In 2008, the racing schedule featured the International Motor Contest Association (IMCA) hosting two classes of racing; Modifieds and Stock Cars. Those races also included Hobby Stocks and 360 Modifieds. July 4, the WorldDirt Racing League (WDRL) also hosted a Late Model Series and 360 Sprints on the track. The season rounded out with an appearance by the World of Outlaws during the 2008 Clay County Fair and another race with IMCA Modifieds and Stock Cars, with Hobby Stocks and 360 Modifieds.

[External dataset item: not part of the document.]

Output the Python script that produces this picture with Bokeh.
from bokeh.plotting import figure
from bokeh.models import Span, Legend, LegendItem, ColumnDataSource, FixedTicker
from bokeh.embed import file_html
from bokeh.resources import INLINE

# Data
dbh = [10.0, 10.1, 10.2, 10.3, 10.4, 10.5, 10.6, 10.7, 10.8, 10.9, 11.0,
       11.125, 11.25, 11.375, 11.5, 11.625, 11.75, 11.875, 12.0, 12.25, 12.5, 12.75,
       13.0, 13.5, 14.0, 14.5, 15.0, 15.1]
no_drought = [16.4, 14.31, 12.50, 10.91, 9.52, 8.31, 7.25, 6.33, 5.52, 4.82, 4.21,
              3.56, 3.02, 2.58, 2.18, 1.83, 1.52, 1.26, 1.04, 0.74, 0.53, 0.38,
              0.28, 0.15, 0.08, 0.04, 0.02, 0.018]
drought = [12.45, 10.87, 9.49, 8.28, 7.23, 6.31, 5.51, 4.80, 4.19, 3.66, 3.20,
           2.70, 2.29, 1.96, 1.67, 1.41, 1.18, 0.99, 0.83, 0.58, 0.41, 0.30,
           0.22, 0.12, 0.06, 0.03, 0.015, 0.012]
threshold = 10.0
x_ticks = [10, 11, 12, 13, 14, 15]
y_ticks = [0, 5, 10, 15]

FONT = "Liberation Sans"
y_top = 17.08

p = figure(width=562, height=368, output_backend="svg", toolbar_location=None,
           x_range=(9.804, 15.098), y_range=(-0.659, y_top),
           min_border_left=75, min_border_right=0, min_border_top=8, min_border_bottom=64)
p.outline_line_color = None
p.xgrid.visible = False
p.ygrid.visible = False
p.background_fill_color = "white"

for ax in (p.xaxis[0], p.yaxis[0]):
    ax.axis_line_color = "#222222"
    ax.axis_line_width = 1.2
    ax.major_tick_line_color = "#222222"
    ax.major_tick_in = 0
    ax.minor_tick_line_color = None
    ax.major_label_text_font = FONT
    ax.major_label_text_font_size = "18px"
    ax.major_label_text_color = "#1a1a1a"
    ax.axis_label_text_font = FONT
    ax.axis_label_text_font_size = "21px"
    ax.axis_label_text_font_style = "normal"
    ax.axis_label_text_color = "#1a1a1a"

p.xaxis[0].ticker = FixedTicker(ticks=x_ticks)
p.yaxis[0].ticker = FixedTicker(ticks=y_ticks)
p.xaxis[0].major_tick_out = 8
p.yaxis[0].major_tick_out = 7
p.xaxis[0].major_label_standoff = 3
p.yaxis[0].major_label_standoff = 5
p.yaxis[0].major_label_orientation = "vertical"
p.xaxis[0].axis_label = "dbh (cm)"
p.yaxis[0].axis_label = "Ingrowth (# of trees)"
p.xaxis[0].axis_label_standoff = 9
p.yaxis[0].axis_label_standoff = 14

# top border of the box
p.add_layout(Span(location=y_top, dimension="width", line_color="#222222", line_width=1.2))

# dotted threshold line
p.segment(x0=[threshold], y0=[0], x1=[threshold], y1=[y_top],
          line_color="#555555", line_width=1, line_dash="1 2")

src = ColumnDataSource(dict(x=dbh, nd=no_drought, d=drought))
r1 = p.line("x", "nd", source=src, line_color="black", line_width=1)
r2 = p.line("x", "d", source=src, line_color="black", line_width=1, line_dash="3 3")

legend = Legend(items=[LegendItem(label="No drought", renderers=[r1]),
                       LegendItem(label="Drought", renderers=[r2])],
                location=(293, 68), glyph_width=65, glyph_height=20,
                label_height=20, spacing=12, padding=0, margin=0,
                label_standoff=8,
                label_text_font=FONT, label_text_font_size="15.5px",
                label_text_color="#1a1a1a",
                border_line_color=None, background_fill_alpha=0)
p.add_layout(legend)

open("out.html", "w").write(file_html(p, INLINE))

In 2013 the Clay County Fair Association partnered with Iowa Lakes Community College to break the Guinness World Record for Largest Science Experiment. To achieve the record, Iowa Lakes Community College and the Clay County Fair had to get at least 750 people in the Grandstand and participating in a half-hour science lesson and experiment. The previous record was set in Oslo, Norway with 749 students in a junior high in November 2012. As part of the experiment, those in attendance participated in two experiments.

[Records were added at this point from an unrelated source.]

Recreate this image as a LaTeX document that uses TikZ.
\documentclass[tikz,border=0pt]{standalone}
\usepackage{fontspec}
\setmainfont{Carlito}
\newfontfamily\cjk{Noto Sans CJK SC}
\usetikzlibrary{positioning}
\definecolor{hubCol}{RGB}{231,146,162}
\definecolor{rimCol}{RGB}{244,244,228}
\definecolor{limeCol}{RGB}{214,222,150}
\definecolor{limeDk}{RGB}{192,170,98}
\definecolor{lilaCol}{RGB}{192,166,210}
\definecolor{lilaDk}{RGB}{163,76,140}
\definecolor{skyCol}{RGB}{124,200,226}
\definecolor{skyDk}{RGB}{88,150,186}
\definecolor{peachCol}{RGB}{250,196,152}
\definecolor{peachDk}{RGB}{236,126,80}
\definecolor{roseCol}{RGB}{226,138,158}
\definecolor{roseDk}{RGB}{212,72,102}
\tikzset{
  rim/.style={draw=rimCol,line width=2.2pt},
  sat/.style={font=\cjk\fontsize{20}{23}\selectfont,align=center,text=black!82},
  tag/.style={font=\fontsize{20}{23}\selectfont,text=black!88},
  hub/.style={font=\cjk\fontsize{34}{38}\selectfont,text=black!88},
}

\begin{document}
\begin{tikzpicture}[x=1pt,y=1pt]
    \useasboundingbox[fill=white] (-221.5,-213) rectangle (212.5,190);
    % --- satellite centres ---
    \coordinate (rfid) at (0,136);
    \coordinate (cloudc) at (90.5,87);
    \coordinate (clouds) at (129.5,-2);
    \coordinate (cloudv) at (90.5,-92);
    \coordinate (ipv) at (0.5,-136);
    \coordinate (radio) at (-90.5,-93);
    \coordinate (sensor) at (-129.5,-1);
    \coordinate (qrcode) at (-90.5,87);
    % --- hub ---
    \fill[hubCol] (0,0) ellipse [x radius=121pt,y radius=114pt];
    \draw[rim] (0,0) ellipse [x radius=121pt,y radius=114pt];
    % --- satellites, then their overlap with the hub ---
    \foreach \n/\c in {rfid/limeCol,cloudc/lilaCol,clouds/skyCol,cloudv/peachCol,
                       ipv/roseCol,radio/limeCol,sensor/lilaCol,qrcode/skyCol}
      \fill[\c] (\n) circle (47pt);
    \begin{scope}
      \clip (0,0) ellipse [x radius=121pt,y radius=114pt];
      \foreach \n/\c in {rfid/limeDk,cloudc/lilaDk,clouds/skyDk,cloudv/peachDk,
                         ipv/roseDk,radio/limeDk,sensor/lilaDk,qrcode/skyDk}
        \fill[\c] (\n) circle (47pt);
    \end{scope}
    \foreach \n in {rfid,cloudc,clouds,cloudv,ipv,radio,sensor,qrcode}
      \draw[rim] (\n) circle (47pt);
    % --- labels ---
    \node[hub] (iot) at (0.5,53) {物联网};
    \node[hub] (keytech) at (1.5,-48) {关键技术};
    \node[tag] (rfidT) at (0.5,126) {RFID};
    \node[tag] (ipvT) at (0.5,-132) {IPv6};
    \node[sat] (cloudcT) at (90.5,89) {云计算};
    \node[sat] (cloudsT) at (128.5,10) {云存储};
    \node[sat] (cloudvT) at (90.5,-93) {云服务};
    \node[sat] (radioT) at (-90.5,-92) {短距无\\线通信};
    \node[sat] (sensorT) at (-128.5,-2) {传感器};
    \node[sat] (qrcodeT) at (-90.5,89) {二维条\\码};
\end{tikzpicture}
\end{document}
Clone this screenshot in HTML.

The first experiment, according to Mark Zabawa, associate professor of chemistry and biology at ILCC's Emmetsburg campus, included mixing potassium iodide and hydrogen peroxide with detergent to create a foam resembling "elephant toothpaste." The second included using leaf blowers to demonstrate kinetic energy.

Due to the coronavirus pandemic, it was announced on Thursday, July 2, 2020, that the Clay County Fair was canceled for the 2020 season. The decision was announced following a vote by the Fair Executive Committee. After weeks of exploring various options, it became clear that it was simply impossible to maintain social distancing and protect the health and safety of fairgoers, staff, volunteers, 4-H/FFA youth, exhibitors, vendors, sponsors and entertainers during the nine-day event. Despite the cancelation, 4H and FFA livestock competitions were still held in the fall. The fair reopened for the 2021 season. This is only the fifth time the fair has been canceled in its history, and the first time the fair has been canceled since World War 2 (1942 through 1945).